What This Means for You
If you're in Hong Kong, the immediate impact will be subtle. Bank-backed stablecoins won't appear in your HSBC app overnight. The initial use cases are focused on:
- Cross-border trade settlement — cutting days to minutes
- Merchant payments — Standard Chartered's JV with HKT targets retail from day one
- Corporate treasury — real-time liquidity tools that current banking infrastructure can't match
- Tokenized asset trading — stablecoins as the settlement layer for blockchain-based financial products
The broader significance is this: when the same banks that issue your physical banknotes start issuing digital ones on blockchain rails, the line between "traditional finance" and "crypto" effectively disappears. We're watching that line dissolve in real time.
The Bottom Line
Hong Kong's first stablecoin licenses represent a bet on regulated digital money — not as an alternative to banking, but as its next evolution. By choosing HSBC and Standard Chartered as the anchors, the HKMA is sending a clear message: stablecoins aren't going away, and the institutions that already underpin the financial system should be the ones issuing them.
Whether this makes Hong Kong the global crypto hub it aspires to be or remains a cautious experiment watched closely by Beijing — that's the question the next 12 months will answer.
FAQ
What is a stablecoin and why does Hong Kong want to license them?

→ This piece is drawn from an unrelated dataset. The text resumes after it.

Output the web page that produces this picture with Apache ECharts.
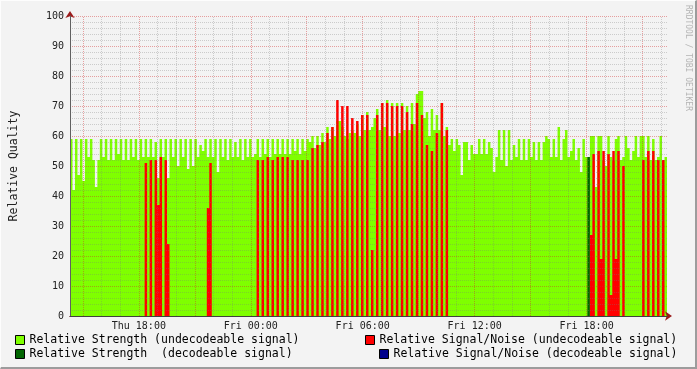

A stablecoin is a cryptocurrency designed to maintain a fixed value, typically pegged 1:1 to a traditional currency. Hong Kong is licensing issuers to ensure consumer protection and financial stability while positioning itself as a global digital asset hub.
Which banks are getting Hong Kong's first stablecoin licenses?
HSBC and a Standard Chartered-led joint venture (with Animoca Brands and HKT) are expected to be among the first 3-4 approved licensees, along with crypto exchange OSL.
How does Hong Kong's regulation compare to the US and EU?
All three require 100% reserve backing. Hong Kong is notable for prioritizing bank-led issuers, requiring next-day redemption, and applying the rules extraterritorially to any HKD-referenced stablecoin, wherever it's issued.
What does this mean for regular consumers?
Initially, not much visible change. The first use cases target cross-border trade, merchant payments, and corporate treasury. Over time, bank-backed stablecoins could mean faster payments, cheaper remittances, and settlement outside banking hours.